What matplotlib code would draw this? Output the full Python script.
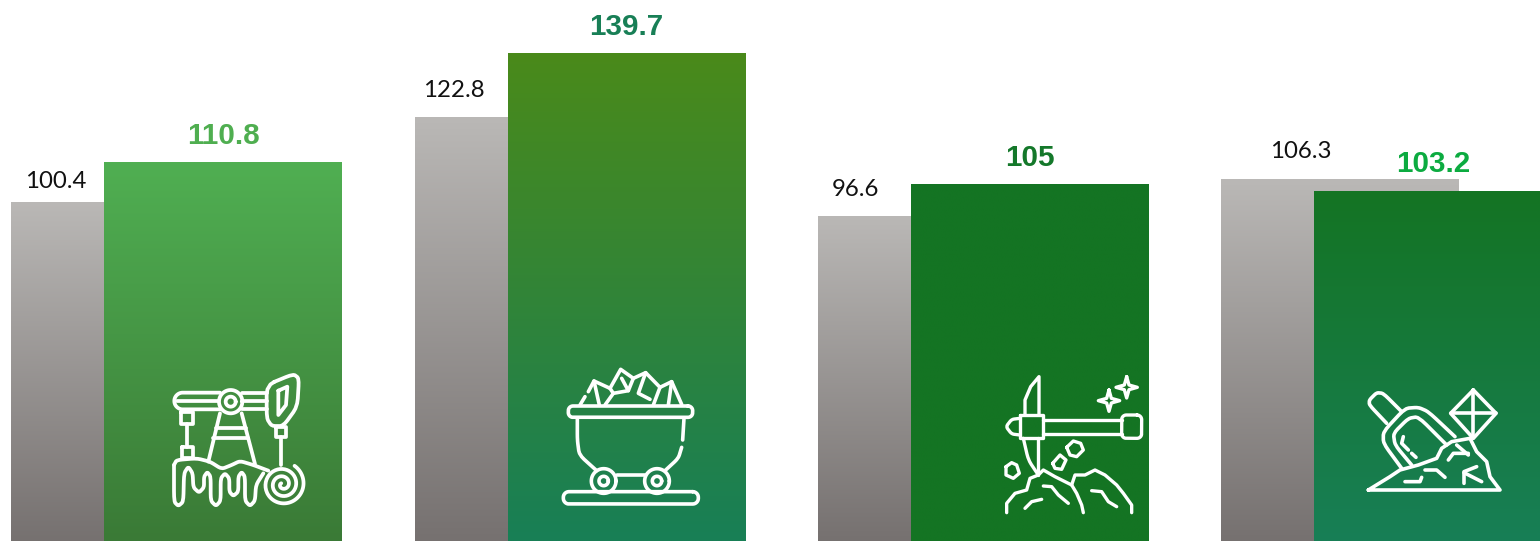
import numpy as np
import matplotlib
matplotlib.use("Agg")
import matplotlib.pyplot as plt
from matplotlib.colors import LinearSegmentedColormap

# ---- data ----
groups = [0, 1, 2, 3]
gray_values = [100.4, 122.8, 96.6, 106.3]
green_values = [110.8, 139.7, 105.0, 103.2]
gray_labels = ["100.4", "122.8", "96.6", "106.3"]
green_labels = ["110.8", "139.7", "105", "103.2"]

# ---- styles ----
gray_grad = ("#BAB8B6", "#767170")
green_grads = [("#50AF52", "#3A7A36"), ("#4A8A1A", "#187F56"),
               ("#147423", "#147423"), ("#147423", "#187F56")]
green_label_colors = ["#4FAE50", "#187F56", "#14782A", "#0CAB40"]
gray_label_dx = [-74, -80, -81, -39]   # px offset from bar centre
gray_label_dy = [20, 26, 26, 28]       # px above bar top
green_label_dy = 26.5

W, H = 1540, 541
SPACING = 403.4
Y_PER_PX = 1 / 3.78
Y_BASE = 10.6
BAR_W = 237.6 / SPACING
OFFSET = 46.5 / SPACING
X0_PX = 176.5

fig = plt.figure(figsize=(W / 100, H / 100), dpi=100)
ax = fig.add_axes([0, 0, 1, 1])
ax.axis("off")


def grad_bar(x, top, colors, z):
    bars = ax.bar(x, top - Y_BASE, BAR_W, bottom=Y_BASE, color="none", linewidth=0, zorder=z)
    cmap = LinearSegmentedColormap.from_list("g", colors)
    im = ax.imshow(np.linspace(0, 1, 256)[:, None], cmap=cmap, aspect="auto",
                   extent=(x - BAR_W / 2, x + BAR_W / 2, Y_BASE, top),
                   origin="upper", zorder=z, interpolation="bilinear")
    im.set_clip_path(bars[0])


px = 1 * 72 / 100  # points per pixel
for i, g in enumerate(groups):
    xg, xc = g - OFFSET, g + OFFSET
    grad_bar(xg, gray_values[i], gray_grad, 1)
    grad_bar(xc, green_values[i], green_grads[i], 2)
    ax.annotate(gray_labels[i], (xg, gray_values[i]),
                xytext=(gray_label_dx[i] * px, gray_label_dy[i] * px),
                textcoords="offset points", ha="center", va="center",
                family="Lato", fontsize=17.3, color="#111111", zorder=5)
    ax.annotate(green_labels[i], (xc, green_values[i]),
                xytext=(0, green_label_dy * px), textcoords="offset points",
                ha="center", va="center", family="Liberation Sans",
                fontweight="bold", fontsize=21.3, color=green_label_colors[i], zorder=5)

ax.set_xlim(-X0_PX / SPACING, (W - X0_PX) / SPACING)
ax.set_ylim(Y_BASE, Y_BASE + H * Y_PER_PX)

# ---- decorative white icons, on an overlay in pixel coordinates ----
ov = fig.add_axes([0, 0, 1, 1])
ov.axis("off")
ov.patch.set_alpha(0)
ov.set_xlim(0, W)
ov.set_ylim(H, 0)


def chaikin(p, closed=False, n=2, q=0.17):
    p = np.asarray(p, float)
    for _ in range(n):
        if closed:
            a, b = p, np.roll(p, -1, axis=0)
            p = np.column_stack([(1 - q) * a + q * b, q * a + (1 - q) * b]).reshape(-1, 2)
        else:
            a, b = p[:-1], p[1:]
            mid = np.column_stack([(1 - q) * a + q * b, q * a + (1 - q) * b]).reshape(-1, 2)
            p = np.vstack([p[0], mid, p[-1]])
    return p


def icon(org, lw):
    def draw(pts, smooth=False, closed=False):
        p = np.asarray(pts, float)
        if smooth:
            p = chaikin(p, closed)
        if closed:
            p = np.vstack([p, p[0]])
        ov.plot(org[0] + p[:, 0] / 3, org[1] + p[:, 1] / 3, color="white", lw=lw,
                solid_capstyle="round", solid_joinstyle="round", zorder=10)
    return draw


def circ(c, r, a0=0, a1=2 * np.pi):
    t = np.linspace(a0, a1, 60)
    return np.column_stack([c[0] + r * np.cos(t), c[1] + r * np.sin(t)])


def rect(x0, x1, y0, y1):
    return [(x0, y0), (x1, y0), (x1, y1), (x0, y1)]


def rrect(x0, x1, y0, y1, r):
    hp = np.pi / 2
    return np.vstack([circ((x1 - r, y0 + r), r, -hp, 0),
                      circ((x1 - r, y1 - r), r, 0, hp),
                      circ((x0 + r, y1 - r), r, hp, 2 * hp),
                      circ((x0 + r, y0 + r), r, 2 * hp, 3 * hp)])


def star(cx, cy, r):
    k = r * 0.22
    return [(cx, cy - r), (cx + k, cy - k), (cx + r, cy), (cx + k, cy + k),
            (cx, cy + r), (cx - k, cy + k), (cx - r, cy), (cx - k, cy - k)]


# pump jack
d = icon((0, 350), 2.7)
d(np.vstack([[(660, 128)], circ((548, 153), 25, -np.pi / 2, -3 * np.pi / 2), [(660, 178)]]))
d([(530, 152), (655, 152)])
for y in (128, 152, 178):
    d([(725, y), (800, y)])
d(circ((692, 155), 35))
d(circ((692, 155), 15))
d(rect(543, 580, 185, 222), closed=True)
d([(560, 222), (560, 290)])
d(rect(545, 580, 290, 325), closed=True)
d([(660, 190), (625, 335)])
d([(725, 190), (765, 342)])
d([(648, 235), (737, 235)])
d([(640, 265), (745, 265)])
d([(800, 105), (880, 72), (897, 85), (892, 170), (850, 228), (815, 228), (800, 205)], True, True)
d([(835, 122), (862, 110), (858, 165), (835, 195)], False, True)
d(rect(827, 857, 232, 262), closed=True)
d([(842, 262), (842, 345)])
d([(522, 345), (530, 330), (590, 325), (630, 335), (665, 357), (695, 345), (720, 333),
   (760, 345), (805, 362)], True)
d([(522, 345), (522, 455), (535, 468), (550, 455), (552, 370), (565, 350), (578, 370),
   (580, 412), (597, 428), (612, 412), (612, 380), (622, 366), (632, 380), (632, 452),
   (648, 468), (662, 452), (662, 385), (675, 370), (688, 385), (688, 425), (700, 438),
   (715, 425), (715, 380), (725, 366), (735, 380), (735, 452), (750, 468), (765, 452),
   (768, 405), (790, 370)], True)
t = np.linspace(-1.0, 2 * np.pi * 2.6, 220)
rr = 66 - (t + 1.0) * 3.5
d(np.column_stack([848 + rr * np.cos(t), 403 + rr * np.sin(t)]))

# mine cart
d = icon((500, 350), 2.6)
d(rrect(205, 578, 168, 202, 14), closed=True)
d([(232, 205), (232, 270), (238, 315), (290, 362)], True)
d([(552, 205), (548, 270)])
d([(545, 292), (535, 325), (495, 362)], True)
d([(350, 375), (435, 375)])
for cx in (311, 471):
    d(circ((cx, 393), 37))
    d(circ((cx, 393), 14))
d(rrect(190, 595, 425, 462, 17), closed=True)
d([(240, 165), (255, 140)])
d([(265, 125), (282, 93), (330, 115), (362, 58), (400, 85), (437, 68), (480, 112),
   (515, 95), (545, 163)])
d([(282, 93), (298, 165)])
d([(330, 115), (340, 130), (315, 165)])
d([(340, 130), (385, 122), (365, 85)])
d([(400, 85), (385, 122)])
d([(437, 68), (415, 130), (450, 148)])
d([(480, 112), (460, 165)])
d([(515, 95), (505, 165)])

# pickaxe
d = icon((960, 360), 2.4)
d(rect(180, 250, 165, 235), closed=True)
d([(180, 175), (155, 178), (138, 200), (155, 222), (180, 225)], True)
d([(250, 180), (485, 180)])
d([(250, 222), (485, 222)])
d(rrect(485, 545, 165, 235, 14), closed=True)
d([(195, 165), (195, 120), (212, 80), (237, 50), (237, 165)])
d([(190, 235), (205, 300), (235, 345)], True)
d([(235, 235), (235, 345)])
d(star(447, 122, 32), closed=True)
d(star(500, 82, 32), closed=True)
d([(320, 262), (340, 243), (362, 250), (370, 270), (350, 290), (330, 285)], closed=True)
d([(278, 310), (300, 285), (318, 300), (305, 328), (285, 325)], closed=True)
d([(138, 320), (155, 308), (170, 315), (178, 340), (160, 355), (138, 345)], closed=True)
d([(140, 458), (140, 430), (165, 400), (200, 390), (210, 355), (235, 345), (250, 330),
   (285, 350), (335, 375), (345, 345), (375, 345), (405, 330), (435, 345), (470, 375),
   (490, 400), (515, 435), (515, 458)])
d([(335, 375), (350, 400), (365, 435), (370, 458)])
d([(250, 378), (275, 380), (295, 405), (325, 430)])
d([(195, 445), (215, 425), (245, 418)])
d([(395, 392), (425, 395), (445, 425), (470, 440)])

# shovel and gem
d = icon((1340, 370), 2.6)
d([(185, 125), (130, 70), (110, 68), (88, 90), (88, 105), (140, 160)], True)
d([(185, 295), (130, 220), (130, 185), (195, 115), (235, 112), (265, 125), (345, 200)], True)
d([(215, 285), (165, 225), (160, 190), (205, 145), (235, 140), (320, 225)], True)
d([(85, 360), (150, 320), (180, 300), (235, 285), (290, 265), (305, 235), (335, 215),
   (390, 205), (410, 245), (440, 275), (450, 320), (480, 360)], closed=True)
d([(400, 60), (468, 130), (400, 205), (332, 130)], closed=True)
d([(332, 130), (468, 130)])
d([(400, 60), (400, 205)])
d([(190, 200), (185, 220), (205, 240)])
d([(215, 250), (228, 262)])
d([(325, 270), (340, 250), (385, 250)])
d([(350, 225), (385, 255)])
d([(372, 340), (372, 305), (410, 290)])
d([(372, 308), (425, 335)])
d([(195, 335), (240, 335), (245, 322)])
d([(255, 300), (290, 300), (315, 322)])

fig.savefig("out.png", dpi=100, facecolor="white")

____

Given problem:
Everything from the first line to the line with "fontsize=21.3, color=green_label_colors[i], zorder=5)" must be repeated exactly, and nothing else. Leave the pictures out.

Answer to this exercise:
What matplotlib code would draw this? Output the full Python script.
import numpy as np
import matplotlib
matplotlib.use("Agg")
import matplotlib.pyplot as plt
from matplotlib.colors import LinearSegmentedColormap

# ---- data ----
groups = [0, 1, 2, 3]
gray_values = [100.4, 122.8, 96.6, 106.3]
green_values = [110.8, 139.7, 105.0, 103.2]
gray_labels = ["100.4", "122.8", "96.6", "106.3"]
green_labels = ["110.8", "139.7", "105", "103.2"]

# ---- styles ----
gray_grad = ("#BAB8B6", "#767170")
green_grads = [("#50AF52", "#3A7A36"), ("#4A8A1A", "#187F56"),
               ("#147423", "#147423"), ("#147423", "#187F56")]
green_label_colors = ["#4FAE50", "#187F56", "#14782A", "#0CAB40"]
gray_label_dx = [-74, -80, -81, -39]   # px offset from bar centre
gray_label_dy = [20, 26, 26, 28]       # px above bar top
green_label_dy = 26.5

W, H = 1540, 541
SPACING = 403.4
Y_PER_PX = 1 / 3.78
Y_BASE = 10.6
BAR_W = 237.6 / SPACING
OFFSET = 46.5 / SPACING
X0_PX = 176.5

fig = plt.figure(figsize=(W / 100, H / 100), dpi=100)
ax = fig.add_axes([0, 0, 1, 1])
ax.axis("off")


def grad_bar(x, top, colors, z):
    bars = ax.bar(x, top - Y_BASE, BAR_W, bottom=Y_BASE, color="none", linewidth=0, zorder=z)
    cmap = LinearSegmentedColormap.from_list("g", colors)
    im = ax.imshow(np.linspace(0, 1, 256)[:, None], cmap=cmap, aspect="auto",
                   extent=(x - BAR_W / 2, x + BAR_W / 2, Y_BASE, top),
                   origin="upper", zorder=z, interpolation="bilinear")
    im.set_clip_path(bars[0])


px = 1 * 72 / 100  # points per pixel
for i, g in enumerate(groups):
    xg, xc = g - OFFSET, g + OFFSET
    grad_bar(xg, gray_values[i], gray_grad, 1)
    grad_bar(xc, green_values[i], green_grads[i], 2)
    ax.annotate(gray_labels[i], (xg, gray_values[i]),
                xytext=(gray_label_dx[i] * px, gray_label_dy[i] * px),
                textcoords="offset points", ha="center", va="center",
                family="Lato", fontsize=17.3, color="#111111", zorder=5)
    ax.annotate(green_labels[i], (xc, green_values[i]),
                xytext=(0, green_label_dy * px), textcoords="offset points",
                ha="center", va="center", family="Liberation Sans",
                fontweight="bold", fontsize=21.3, color=green_label_colors[i], zorder=5)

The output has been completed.